• Exercise brief:
In this exercise, print only the lines of the records below from the one with "Give me the matplotlib source for this chart." through the one with "from matplotlib.patches import Rectangle", inclusive. Pictures are not part of the copy.

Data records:

------------

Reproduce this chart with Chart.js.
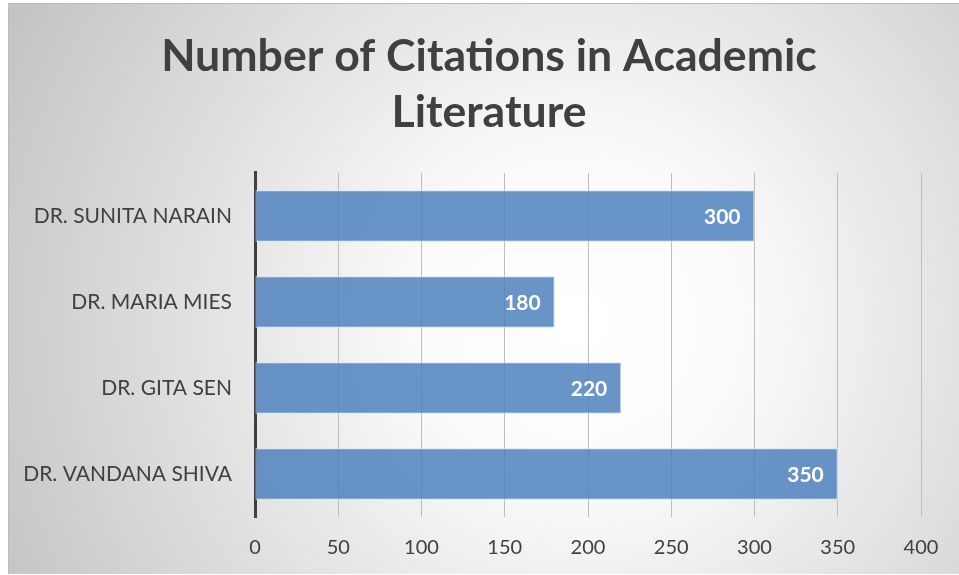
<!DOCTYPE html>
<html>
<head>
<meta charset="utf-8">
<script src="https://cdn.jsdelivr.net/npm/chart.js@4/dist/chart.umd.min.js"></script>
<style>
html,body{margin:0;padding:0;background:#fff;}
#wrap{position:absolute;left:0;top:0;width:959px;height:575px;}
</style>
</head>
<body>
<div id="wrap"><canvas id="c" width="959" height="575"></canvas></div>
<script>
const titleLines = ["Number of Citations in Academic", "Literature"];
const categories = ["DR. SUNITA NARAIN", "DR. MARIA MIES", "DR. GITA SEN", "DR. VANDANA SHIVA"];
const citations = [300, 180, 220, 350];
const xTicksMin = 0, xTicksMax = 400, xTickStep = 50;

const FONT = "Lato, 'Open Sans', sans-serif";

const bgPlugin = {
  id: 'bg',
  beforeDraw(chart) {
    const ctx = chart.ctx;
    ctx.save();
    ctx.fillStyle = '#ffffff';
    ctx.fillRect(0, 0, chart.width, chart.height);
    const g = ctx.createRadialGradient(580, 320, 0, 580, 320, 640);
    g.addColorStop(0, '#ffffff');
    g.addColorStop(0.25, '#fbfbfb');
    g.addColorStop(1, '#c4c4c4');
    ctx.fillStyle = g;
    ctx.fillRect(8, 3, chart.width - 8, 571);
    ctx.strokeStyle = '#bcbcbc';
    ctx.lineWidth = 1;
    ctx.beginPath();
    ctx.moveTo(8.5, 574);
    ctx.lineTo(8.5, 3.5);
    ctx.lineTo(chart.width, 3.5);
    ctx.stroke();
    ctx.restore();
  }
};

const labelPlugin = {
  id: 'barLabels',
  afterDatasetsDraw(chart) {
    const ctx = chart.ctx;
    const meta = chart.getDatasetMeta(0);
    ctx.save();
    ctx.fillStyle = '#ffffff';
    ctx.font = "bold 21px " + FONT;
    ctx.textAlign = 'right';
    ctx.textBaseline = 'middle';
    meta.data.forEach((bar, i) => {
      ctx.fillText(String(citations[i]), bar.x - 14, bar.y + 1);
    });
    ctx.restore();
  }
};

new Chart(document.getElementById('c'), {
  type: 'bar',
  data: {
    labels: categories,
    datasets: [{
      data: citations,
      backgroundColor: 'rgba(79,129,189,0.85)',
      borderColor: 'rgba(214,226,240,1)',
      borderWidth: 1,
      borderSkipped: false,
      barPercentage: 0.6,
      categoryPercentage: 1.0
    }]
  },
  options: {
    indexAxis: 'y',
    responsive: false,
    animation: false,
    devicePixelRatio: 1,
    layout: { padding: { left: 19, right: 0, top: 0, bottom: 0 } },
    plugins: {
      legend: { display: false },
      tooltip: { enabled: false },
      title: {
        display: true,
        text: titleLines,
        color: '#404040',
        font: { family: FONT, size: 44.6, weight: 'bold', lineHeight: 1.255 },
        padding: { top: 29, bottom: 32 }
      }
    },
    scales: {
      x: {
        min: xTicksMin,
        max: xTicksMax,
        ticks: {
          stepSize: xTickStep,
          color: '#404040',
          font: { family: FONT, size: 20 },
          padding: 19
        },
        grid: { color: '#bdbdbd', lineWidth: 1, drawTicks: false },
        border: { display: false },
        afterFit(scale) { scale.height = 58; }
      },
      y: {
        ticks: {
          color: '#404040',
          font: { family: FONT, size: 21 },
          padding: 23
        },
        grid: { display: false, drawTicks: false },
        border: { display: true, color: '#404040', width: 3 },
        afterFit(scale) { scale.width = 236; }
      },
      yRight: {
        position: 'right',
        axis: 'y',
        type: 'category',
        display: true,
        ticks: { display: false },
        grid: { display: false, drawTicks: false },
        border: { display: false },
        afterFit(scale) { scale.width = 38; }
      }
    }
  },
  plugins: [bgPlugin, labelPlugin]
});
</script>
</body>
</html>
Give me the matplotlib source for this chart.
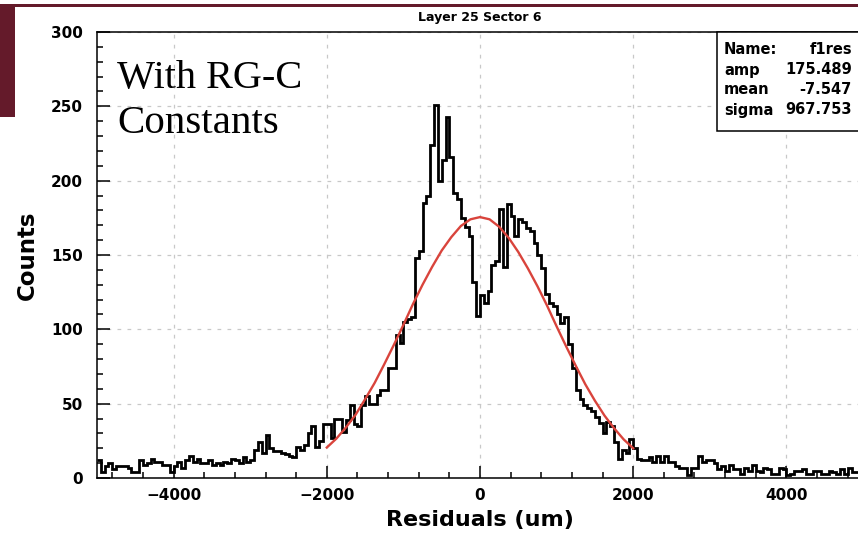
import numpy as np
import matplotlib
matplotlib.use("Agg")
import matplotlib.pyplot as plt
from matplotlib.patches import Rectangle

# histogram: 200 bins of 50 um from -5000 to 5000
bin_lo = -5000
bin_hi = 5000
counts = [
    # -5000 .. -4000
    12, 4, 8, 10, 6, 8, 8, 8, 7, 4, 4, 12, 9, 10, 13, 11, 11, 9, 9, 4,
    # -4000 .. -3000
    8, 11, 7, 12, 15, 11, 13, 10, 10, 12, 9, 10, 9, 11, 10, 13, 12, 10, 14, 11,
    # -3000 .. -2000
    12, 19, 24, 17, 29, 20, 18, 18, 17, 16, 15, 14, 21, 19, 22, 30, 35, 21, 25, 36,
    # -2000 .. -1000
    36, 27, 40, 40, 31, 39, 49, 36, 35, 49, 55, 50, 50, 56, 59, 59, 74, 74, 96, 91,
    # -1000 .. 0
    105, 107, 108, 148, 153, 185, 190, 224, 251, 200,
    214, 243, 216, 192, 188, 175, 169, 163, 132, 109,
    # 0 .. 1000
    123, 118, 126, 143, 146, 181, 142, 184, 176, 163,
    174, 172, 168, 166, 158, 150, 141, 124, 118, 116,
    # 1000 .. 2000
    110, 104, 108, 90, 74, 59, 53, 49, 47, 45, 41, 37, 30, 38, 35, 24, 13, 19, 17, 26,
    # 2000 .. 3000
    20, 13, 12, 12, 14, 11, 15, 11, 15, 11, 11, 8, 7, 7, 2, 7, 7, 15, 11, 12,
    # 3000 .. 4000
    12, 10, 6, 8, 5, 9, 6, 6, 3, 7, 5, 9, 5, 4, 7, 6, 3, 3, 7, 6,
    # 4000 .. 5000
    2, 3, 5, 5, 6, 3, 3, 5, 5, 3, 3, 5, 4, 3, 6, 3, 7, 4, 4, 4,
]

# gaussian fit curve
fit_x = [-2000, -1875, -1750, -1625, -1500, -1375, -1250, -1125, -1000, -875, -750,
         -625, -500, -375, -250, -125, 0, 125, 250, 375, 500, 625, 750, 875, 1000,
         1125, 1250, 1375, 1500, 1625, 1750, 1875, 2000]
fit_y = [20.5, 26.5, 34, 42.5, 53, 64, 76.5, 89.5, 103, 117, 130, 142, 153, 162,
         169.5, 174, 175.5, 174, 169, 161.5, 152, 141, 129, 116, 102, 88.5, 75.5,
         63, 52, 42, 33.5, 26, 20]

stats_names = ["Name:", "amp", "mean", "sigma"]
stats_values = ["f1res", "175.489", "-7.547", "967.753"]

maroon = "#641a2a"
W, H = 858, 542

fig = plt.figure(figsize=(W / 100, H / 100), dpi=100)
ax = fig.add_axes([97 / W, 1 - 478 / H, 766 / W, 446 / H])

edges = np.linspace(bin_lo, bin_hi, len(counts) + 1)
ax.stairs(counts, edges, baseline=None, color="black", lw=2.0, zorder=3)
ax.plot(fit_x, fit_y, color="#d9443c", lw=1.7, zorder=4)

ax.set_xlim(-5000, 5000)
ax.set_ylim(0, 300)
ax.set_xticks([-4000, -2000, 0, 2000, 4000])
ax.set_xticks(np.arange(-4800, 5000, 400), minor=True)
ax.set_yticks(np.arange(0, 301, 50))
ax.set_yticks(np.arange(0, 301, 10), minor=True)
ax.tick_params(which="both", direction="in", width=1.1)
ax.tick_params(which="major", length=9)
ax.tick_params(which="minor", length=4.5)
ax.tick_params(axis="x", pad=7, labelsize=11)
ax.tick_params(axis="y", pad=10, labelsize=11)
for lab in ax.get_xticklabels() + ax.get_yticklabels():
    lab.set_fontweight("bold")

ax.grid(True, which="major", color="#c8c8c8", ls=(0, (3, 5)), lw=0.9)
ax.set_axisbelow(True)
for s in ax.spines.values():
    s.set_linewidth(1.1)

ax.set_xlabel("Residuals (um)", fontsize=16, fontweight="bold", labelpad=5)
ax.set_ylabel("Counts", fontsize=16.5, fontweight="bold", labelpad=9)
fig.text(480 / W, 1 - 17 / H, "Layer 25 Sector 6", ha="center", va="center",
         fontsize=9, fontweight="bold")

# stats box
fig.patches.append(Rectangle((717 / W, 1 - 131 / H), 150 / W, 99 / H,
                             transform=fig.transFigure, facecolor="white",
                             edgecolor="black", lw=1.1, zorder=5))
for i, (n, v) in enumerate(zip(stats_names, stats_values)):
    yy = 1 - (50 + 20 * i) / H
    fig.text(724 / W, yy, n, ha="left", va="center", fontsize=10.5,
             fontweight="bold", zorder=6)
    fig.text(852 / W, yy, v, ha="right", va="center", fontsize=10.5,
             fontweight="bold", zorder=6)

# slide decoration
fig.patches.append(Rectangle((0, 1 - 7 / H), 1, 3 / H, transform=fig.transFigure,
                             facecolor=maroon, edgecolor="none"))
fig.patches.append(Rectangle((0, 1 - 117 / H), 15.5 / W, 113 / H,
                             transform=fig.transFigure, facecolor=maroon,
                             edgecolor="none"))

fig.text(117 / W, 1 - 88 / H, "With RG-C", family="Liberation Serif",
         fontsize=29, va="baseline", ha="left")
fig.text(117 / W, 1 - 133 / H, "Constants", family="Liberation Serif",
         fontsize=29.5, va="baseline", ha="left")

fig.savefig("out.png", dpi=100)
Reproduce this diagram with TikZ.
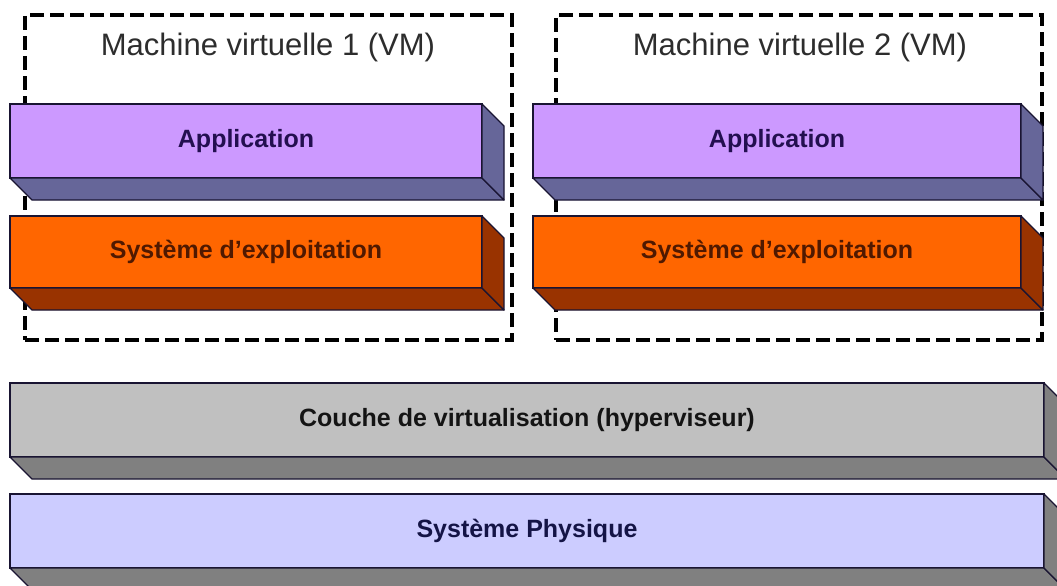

------------

• Response for this exercise:
Give me the matplotlib source for this chart.
import numpy as np
import matplotlib
matplotlib.use("Agg")
import matplotlib.pyplot as plt
from matplotlib.patches import Rectangle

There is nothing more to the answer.